COPENHAGEN.- The National Gallery of Denmark, opened the exhibition Rising from Darkness, featuring a range of fine-art prints from the 1950s by Danish artists such as Jane Muus, Palle Nielsen, Svend Wiig Hansen and Dan Sterup-Hansen. Their art gives voice to the widespread fear of doom and disaster in the aftermath of World War II, but it also speaks of a dawning hope of a brighter future.

The 118 works featured in the exhibition Rising from Darkness are full of dark and dismal stories: they show how a group of Danish 1950s artists and printmakers saw the post-war years and the threat of an even more dreadful nuclear war. Most of all, their art reflects a deeply felt anxiety about the future of humanity. However, the artists also believed that art could – and should – contribute to greater awareness of the looming threat while also helping to bring about the basis for a better future for humankind. The bleak, gloomy timbre of the artworks is underpinned by a faith that humanity can rise again.

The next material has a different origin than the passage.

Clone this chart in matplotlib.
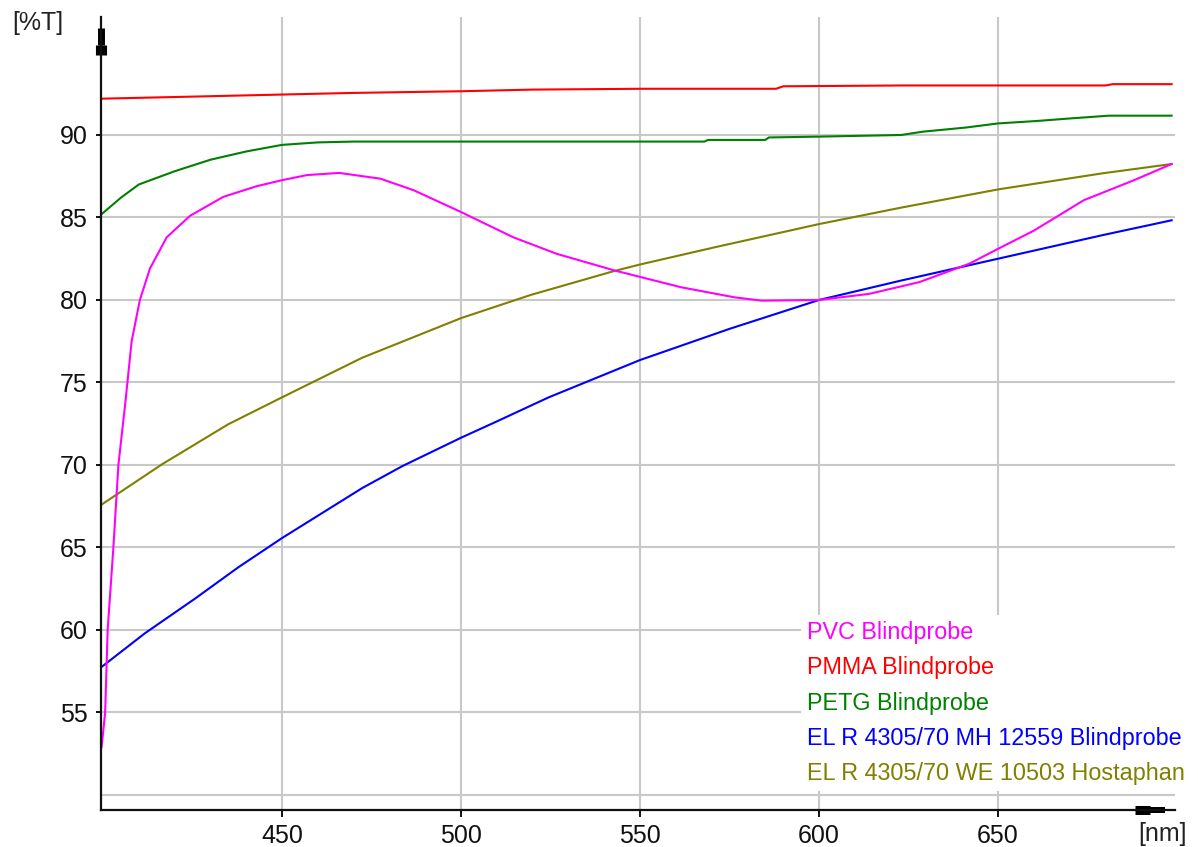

All of the twelve artists featured in this exhibition worked with the human figure and were interested in how man perceived and responded to the darkness of their times. Svend Wiig Hansen’s etching The Searchers from 1958 shows five human figures ambling aimlessly in a barren rocky landscape; a place where disaster has already struck. The scene eloquently expresses the insecurity and loneliness that many people felt in the years after World War II and during the early Cold War.

Some of the works featured in the exhibition apply a rather more optimistic perspective, choosing instead to focus on intimate relationships; on our relationship with our fellow man. Those works testify to the great emphasis on humanism evident in the 1950s; to the widespread will to once again have faith in humanity’s dignity and future. Jane Muus’s charmingly sympathetic depictions of ordinary people and Erling Frederiksen’s pictures of mother-and-child themes offer examples of how universal human conditions provide a stable platform that mankind can use to navigate by in a world infused by insecurity and doubt.

Humanity takes centre stage
The art responds to contemporary political issues and situations, but it never depicts or comments directly on specific events. Rather, it speaks of mankind’s emotional responses to such events. Humankind takes centre stage here – as figures and as subject matter. Such insistence on the human figure clearly conveys the artists’ faith in human dignity and the future of humanity.

The exhibition mainly comprises linocuts, etchings and woodcuts, focusing on the works of Palle Nielsen, Svend Wiig Hansen and Dan Sterup-Hansen while also including art by Aksel Jørgensen, Henry Heerup, Erling Frederiksen, Jane Muus, Per Ulrich, Eigil Wendt, Knud Nellemose, Albert Mertz and Gunnar Hossy.